On completion of the filling/impregnating operations for the respective capacitors a, a charging/discharging platform (in the form of a wagon) having the immersing bath 7 mounted thereon is displaced outside of the impregnating chamber 2. At this time, a single filling cycle of the capacitor oil filling/impregnating apparatus 1 has been finished. Subsequently, the remaining capacitor oil is recovered from the immersing bath 7 so that the recovered capacitor oil is returned to the clay treating vessel 6 in which it is subjected to refining. The refined condensor oil is then delivered from the clay treating vessel 6 to the oil reserving tank 3 again via the filter 5 and the deaerating column 4 until the oil reserving tank 3 is supplemented with a predetermined quantity of new capacitor oil. In FIG. 4, reference numeral 8 designates a delivery pump.
In addition, a proposal has been made as to a capacitor oil filling/impregnating apparatus as disclosed in an official gazette of Japanese Unexamined Publication Utility Model (Kokai) No. 56-139241. According to this proposal, the apparatus includes an unit for supplying a capacitor oil to each capacitor via an airtightly closed passage which leads to the interior of the capacitor. After the respective capacitors are deaerated and dried in a separate unit arranged independent of the apparatus, they are filled with the capacitor oil in another separate unit. As the filling operation is performed for the respective capacitors, the capacitor oil is properly supplied to them with the aid of a delivery pump and a flow rate adjusting device.

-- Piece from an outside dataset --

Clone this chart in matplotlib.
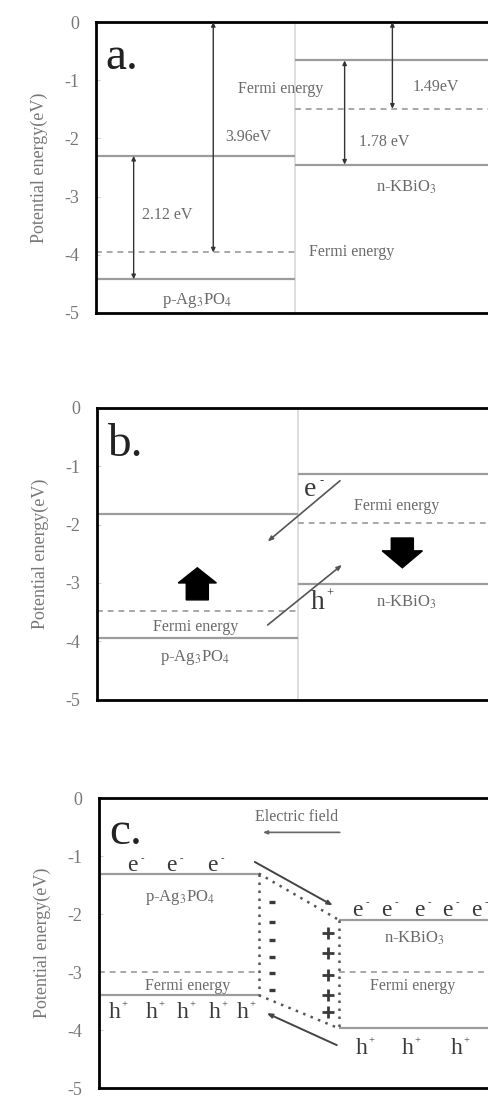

As is apparent from the above description, since the conventional capacitor oil filling/impregnating apparatus is constructed such that respective capacitors are filled and impregnated with a capacitor oil by employing an immersing process to be practiced with the aid of an immersing bath, the capacitor oil flows outside of a case of each capacitor during filling/impregnating operations in an immersed state by a quantity more than a half of the capacitor oil which has been supplied from the capacitor oil storage tank. Since the capacitor oil is expensive, the conventional apparatus includes a recirculating system which is connected to the clay treating vessel, the filter and the deaerating column in order to recover the capacitor oil which has not been filled in the respective capacitors and then reuse it after it is subjected to refining.

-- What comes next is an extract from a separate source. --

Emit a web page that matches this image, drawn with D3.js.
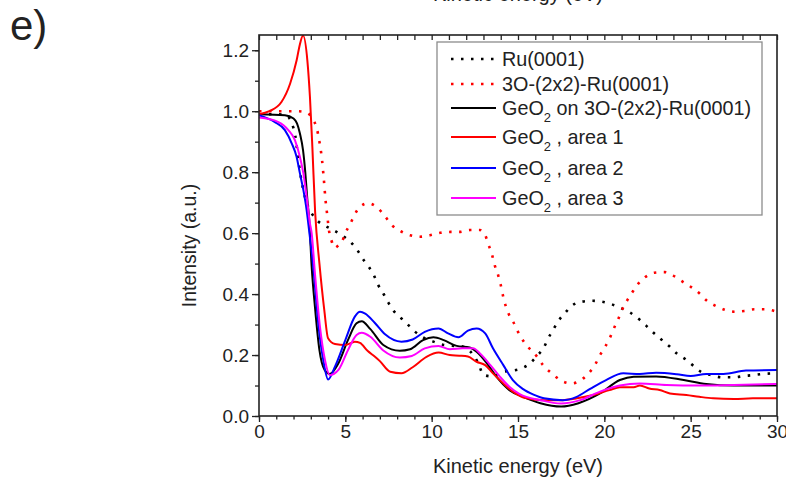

However, since a large quantity of capacitor oil is not practically used for the respective capacitors during a filling operation, and moreover, there is a need of enlarging a capacity of each of the clay treating veseel, the filter and the deaerating column for the purpose of removing impurities derived from a refining operation for the capacitor oil recovered from the immersing bath, it is unavoidably necessary that a capacity of each of driving units arranged in the recirculating system is enlarged. Consequently, there arises a problem that the whole capacitor oil filling/impregnating apparatus is constructed in larger dimensions.
In addition, as far as the immersing process is employed for the capacitor oil filling/impregnating apparatus, there arises another problem that all the capacitors are not uniformly filled with the capacitor oil, and moreover, a long time is taken until each capacitor is sufficiently impregnated with the capacitor oil.